Es gilt die Regel: "The market is a discounter of all widely known information." Finanzmärkte preisen alle bekannten Tatsachen und auch die gängigen Zukunftserwartungen stets unmittelbar in die aktuellen Kurse ein. James Tobin, Nobelpreisträger des Jahres 1981 und einer der führenden US-Ökonomen verdeutlichte dies auf einem Vortrag mit dem folgenden Beispiel: "Ein Professor einer amerikanischen Universität läuft zerstreut und geistesabwesend mit einem seiner Assistenten über den Campus. Plötzlich ruft sein Assistent begeistert: ?Professor, da auf dem Gehsteig liegt eine 100-$-Banknote." Der Professor, ohne aufzuschauen, erwidert kurz: "Das kann gar nicht sein! Wenn der Geldschein je dagelegen hätte, dann wäre er schon längst wieder weg." Genau so funktionieren Finanzmärkte: Wenn die breite Masse der Anleger glaubt, einen Trend erkannt zu haben, ist dieser meist schon wieder kurz vor seinem Ende.

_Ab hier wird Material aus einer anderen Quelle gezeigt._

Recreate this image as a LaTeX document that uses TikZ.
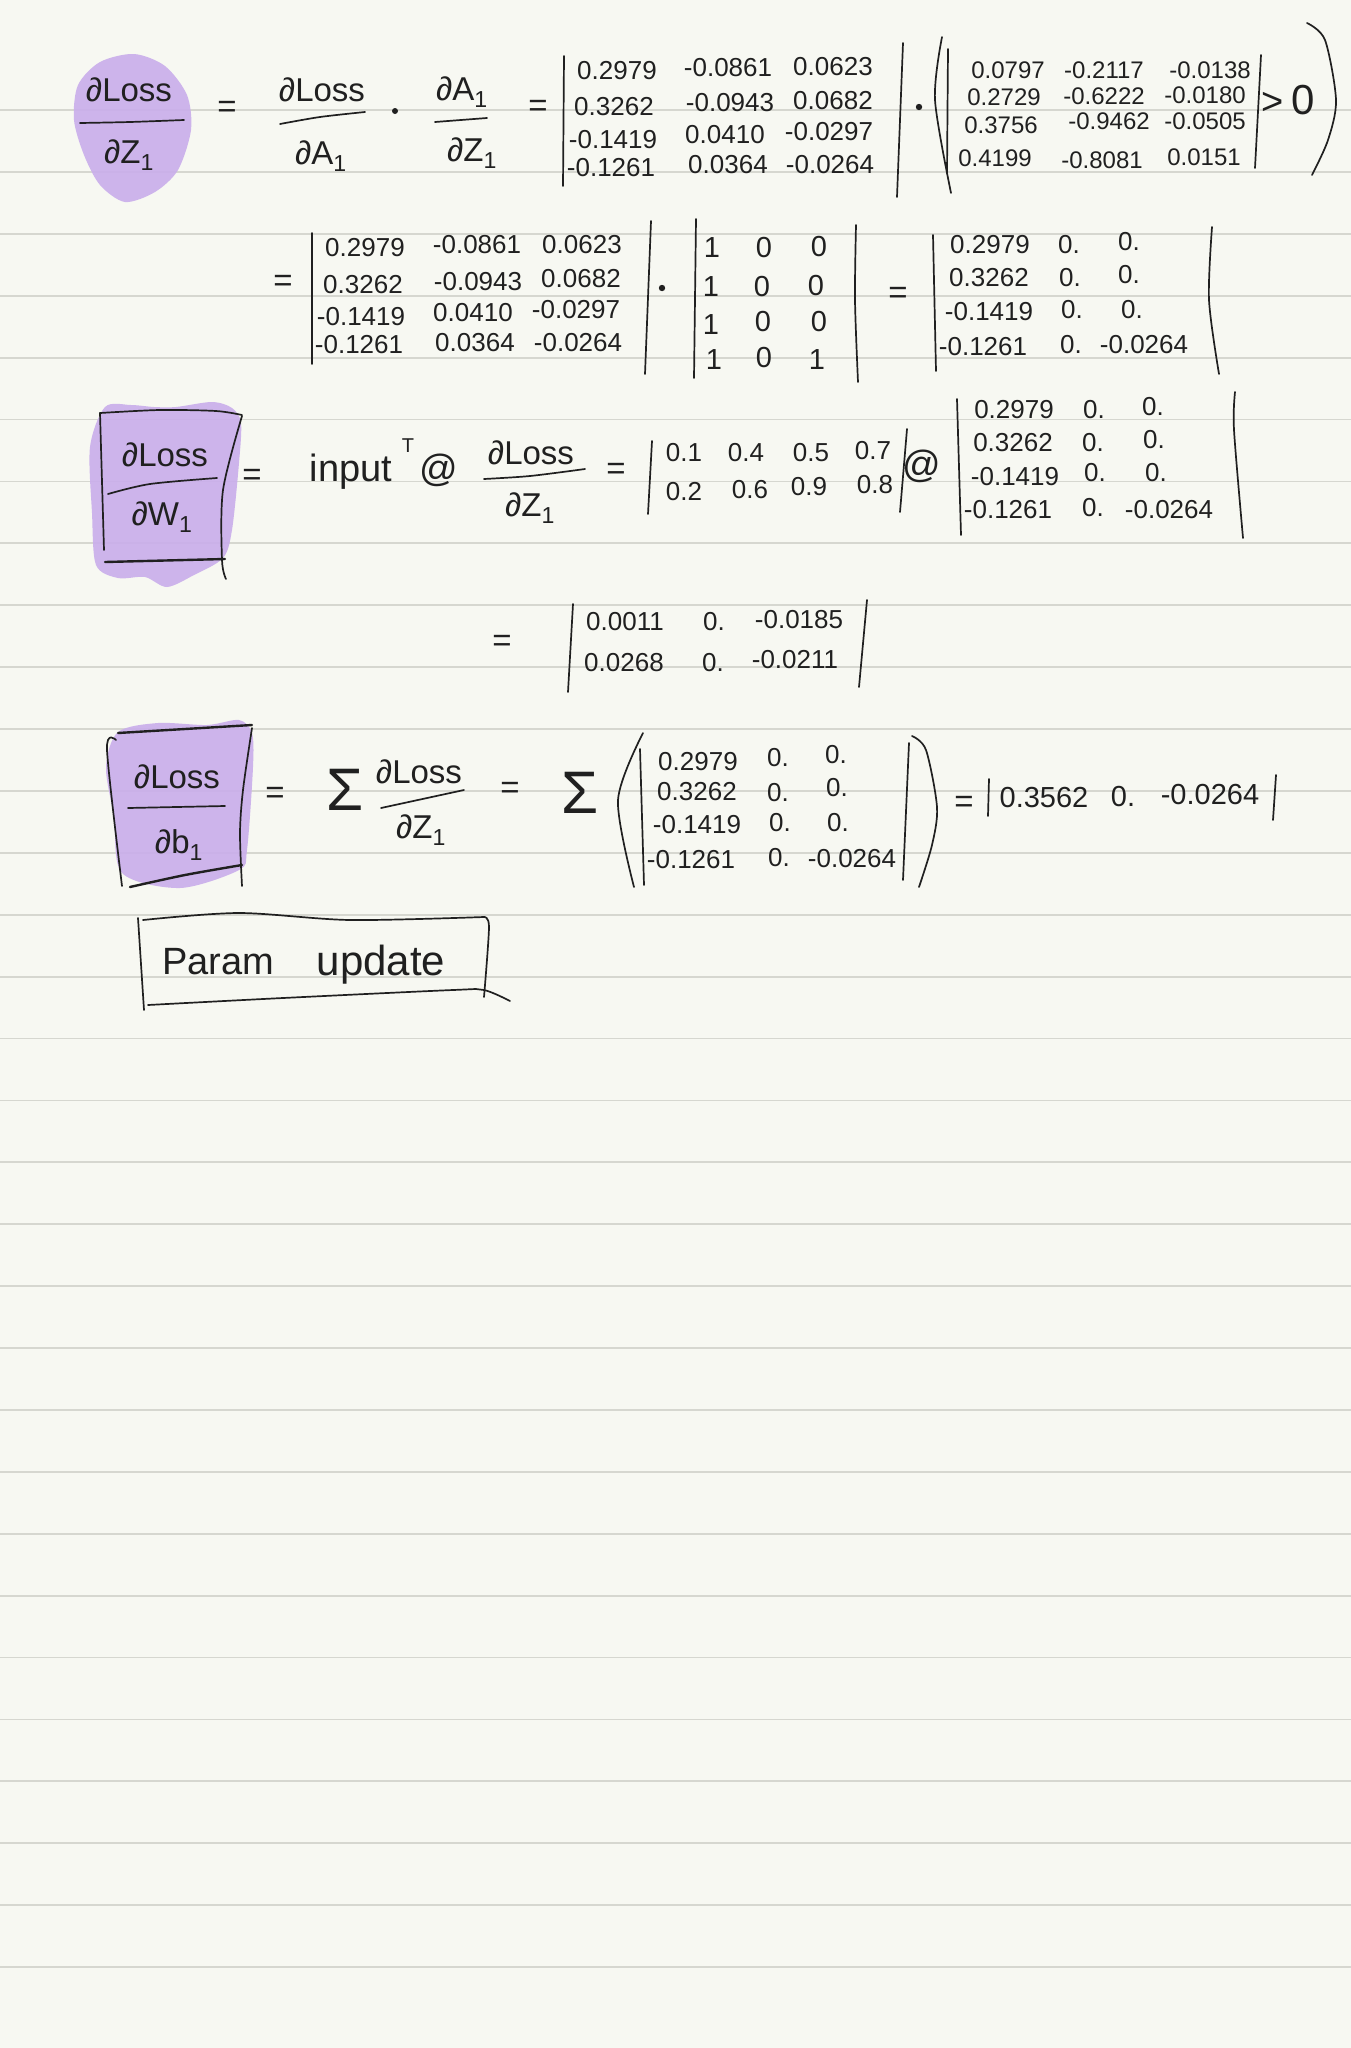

Modetrends sind gefährlich

Meine Jahresprognose für 2004 habe ich im Rahmen eines Vortrages im Februar offiziell vorgestellt. In der anschließenden Diskussionsrunde beschäftigten sich die meisten Fragen mit den damaligen "Modetrends" Hedge Fonds, Gold, China, Indien und Russland. Typischerweise haben genau diese Märkte bzw. Produkte im ersten Halbjahr 2004 die größten Verluste eingefahren. Die Nervosität unter den Anlegern ist in den letzten Tagen erneut deutlich angestiegen. Die Wirtschaftspresse titelt mit negativen Kursprognosen. Die Verunsicherung unter den Anlegern nimmt ständig zu. Das "Handelsblatt" schrieb "Charttechniker warnen vor Kurssturz". Viele Experten - vor wenigen Wochen noch im Bullenlager - haben nun die Seiten gewechselt und rechnen mit größeren Kurseinbrüchen. Die Terrorangst ist weiterhin in den Märkten als Belastungsfaktor eingepreist, die Olympischen Spiele in Athen und der in Kürze stattfindende Wahl-Parteitag der Republikaner werden als mögliche Ziele genannt. In den USA wurde die Terrorwarnstufe bereits erhöht. Die allgemeine Verunsicherung ist mit dem bisherigen Jahresverlauf rational nicht zu begründen, denn der marktbreite US-Leitindex S&P 500 hat seit Jahresanfang lediglich ca. 2% seines Wertes verloren, der MSCI-World ca. 2,5% abgegeben. Die Volatilität des S&P500 war in den sechs Monaten von Januar bis im Juni dieses Jahres extrem gering. Die monatlichen Veränderungen lagen jeweils zwischen -2% und + 2%. Eine so geringe Schwankungsbreite beobachtete man letztmalig von Februar bis August 1964 (!). Das Gesamtjahr 1964 erbrachte einen absoluten Ertrag von 16,5%.

Fazit

Ein größeres Wertpapierdepot professionell zu managen und die tägliche Informationsflut sinnvoll zu selektieren, ist für viele Anleger heute ein Vollzeit-Job geworden. Wobei die eigenen Fähigkeiten, Kenntnisse und Erfahrungen dabei stets so realistisch wie möglich eingeschätzt werden sollten. Anleger, die ihre eigene Ausrichtung jeweils kritisch hinterfragen, vermeiden dabei die größten Risikofaktoren: Die eigene Selbstüberschätzung und eine selektive, ihrer jeweiligen Ausrichtung entsprechende, Wahrnehmung der Realität.